:: Directions for this task ::
Reproduce the listing below word for word, with no pictures.
··· Information provided
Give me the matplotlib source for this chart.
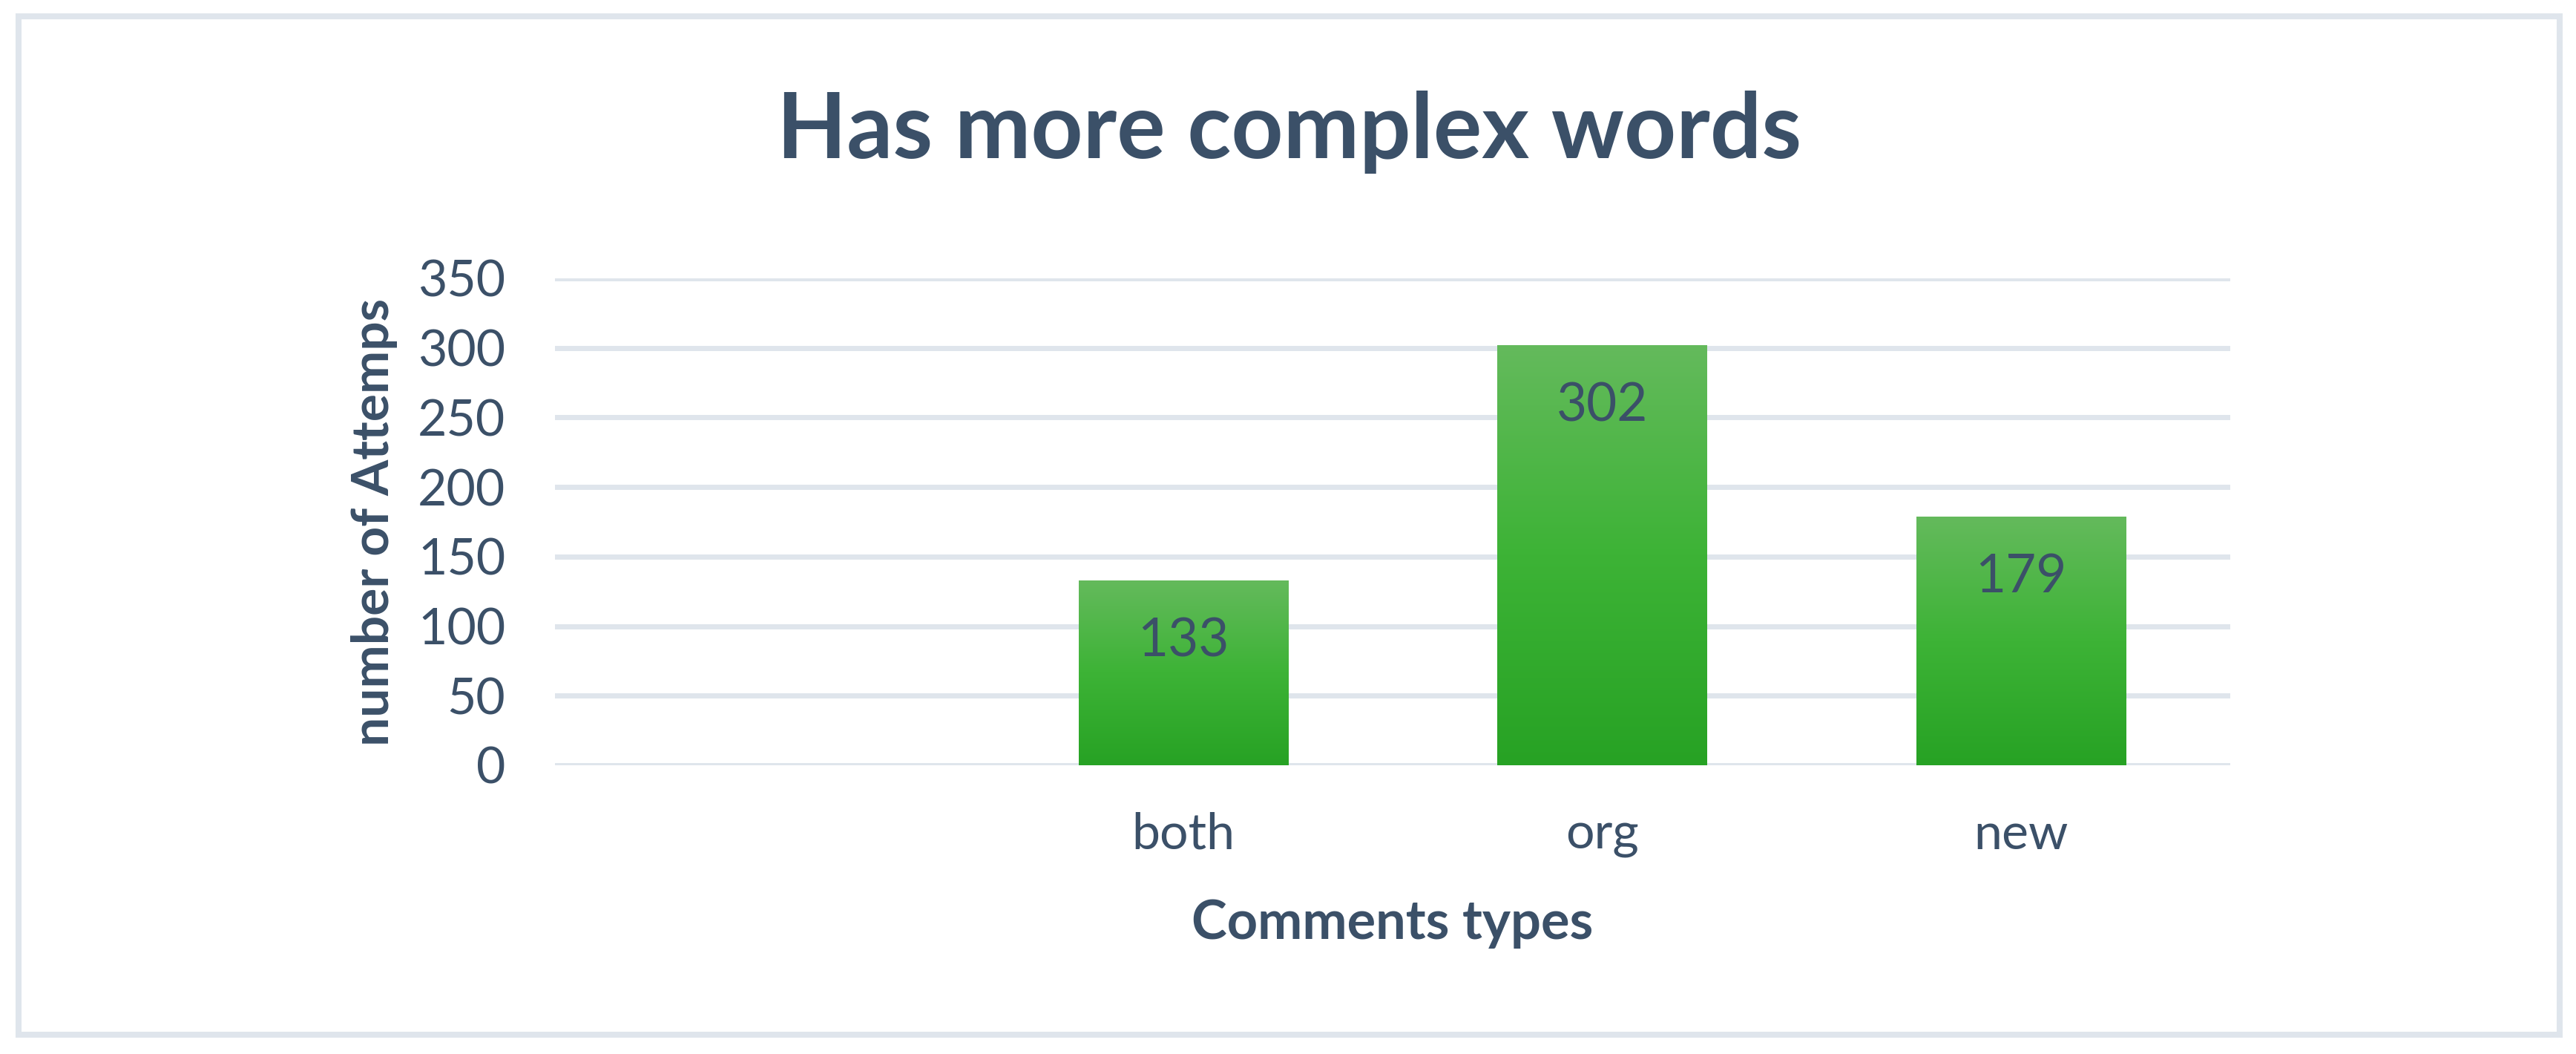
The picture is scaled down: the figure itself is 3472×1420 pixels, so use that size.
import numpy as np
import matplotlib
matplotlib.use("Agg")
import matplotlib.pyplot as plt
from matplotlib.colors import LinearSegmentedColormap
from matplotlib.patches import Rectangle

# data
categories = ["", "both", "org", "new"]
values = [np.nan, 133, 302, 179]
title = "Has more complex words"
x_title = "Comments types"
y_title = "number of Attemps"
y_ticks = [0, 50, 100, 150, 200, 250, 300, 350]

W, H = 3472, 1420
DPI = 100
TEXT = "#3B5068"
GRID = "#DFE5EC"

plt.rcParams["font.family"] = ["Lato", "DejaVu Sans"]

fig = plt.figure(figsize=(W / DPI, H / DPI), dpi=DPI)
fig.patch.set_facecolor("white")


def fx(px):
    return px / W


def fy(py):
    return 1 - py / H


# outer chart border
fig.patches.append(Rectangle((fx(25), fy(1394)), fx(3450 - 25), (1394 - 22) / H,
                             transform=fig.transFigure, fill=False,
                             edgecolor=GRID, linewidth=5.8))

ax = fig.add_axes([fx(748), fy(1031), fx(3006 - 748), (1031 - 375) / H])
x = np.arange(len(categories))
bars = ax.bar(x, values, width=0.5, color="none", edgecolor="none", zorder=3)

grad = LinearSegmentedColormap.from_list("g", ["#27A224", "#3DB336", "#64BA5C"])
g = np.linspace(0, 1, 256).reshape(-1, 1)
for b, v in zip(bars, values):
    if np.isnan(v):
        continue
    x0, w = b.get_x(), b.get_width()
    im = ax.imshow(g, cmap=grad, origin="lower", aspect="auto",
                   extent=[x0, x0 + w, 0, v], zorder=3)
    im.set_clip_path(b)
    ax.annotate(f"{v:.0f}", (x0 + w / 2, v), xytext=(0, -59),
                textcoords="offset points", ha="center", va="center",
                fontsize=51, color=TEXT, zorder=4)

ax.set_xlim(-0.5, len(categories) - 0.5)
ax.set_ylim(0, 350)
ax.set_yticks(y_ticks)
ax.set_xticks(x)
ax.set_xticklabels(categories)
ax.tick_params(axis="both", length=0, labelsize=49, labelcolor=TEXT)
ax.tick_params(axis="y", pad=48)
ax.tick_params(axis="x", pad=45)
ax.grid(axis="y", color=GRID, linewidth=5.0, zorder=0)
ax.set_axisbelow(True)
for s in ax.spines.values():
    s.set_visible(False)
ax.set_facecolor("none")

fig.text(fx(1738), fy(178), title, ha="center", va="center",
         fontsize=88, fontweight="bold", color=TEXT)
fig.text(fx(1877), fy(1244), x_title, ha="center", va="center",
         fontsize=52, fontweight="bold", color=TEXT)
fig.text(fx(505), fy(703), y_title, ha="center", va="center", rotation=90,
         fontsize=50, fontweight="bold", color=TEXT)

fig.savefig("out.png", dpi=DPI)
······
:: Answer to this problem ::
Give me the matplotlib source for this chart.
The picture is scaled down: the figure itself is 3472×1420 pixels, so use that size.
import numpy as np
import matplotlib
matplotlib.use("Agg")
import matplotlib.pyplot as plt
from matplotlib.colors import LinearSegmentedColormap
from matplotlib.patches import Rectangle

# data
categories = ["", "both", "org", "new"]
values = [np.nan, 133, 302, 179]
title = "Has more complex words"
x_title = "Comments types"
y_title = "number of Attemps"
y_ticks = [0, 50, 100, 150, 200, 250, 300, 350]

W, H = 3472, 1420
DPI = 100
TEXT = "#3B5068"
GRID = "#DFE5EC"

plt.rcParams["font.family"] = ["Lato", "DejaVu Sans"]

fig = plt.figure(figsize=(W / DPI, H / DPI), dpi=DPI)
fig.patch.set_facecolor("white")


def fx(px):
    return px / W


def fy(py):
    return 1 - py / H


# outer chart border
fig.patches.append(Rectangle((fx(25), fy(1394)), fx(3450 - 25), (1394 - 22) / H,
                             transform=fig.transFigure, fill=False,
                             edgecolor=GRID, linewidth=5.8))

ax = fig.add_axes([fx(748), fy(1031), fx(3006 - 748), (1031 - 375) / H])
x = np.arange(len(categories))
bars = ax.bar(x, values, width=0.5, color="none", edgecolor="none", zorder=3)

grad = LinearSegmentedColormap.from_list("g", ["#27A224", "#3DB336", "#64BA5C"])
g = np.linspace(0, 1, 256).reshape(-1, 1)
for b, v in zip(bars, values):
    if np.isnan(v):
        continue
    x0, w = b.get_x(), b.get_width()
    im = ax.imshow(g, cmap=grad, origin="lower", aspect="auto",
                   extent=[x0, x0 + w, 0, v], zorder=3)
    im.set_clip_path(b)
    ax.annotate(f"{v:.0f}", (x0 + w / 2, v), xytext=(0, -59),
                textcoords="offset points", ha="center", va="center",
                fontsize=51, color=TEXT, zorder=4)

ax.set_xlim(-0.5, len(categories) - 0.5)
ax.set_ylim(0, 350)
ax.set_yticks(y_ticks)
ax.set_xticks(x)
ax.set_xticklabels(categories)
ax.tick_params(axis="both", length=0, labelsize=49, labelcolor=TEXT)
ax.tick_params(axis="y", pad=48)
ax.tick_params(axis="x", pad=45)
ax.grid(axis="y", color=GRID, linewidth=5.0, zorder=0)
ax.set_axisbelow(True)
for s in ax.spines.values():
    s.set_visible(False)
ax.set_facecolor("none")

fig.text(fx(1738), fy(178), title, ha="center", va="center",
         fontsize=88, fontweight="bold", color=TEXT)
fig.text(fx(1877), fy(1244), x_title, ha="center", va="center",
         fontsize=52, fontweight="bold", color=TEXT)
fig.text(fx(505), fy(703), y_title, ha="center", va="center", rotation=90,
         fontsize=50, fontweight="bold", color=TEXT)

fig.savefig("out.png", dpi=DPI)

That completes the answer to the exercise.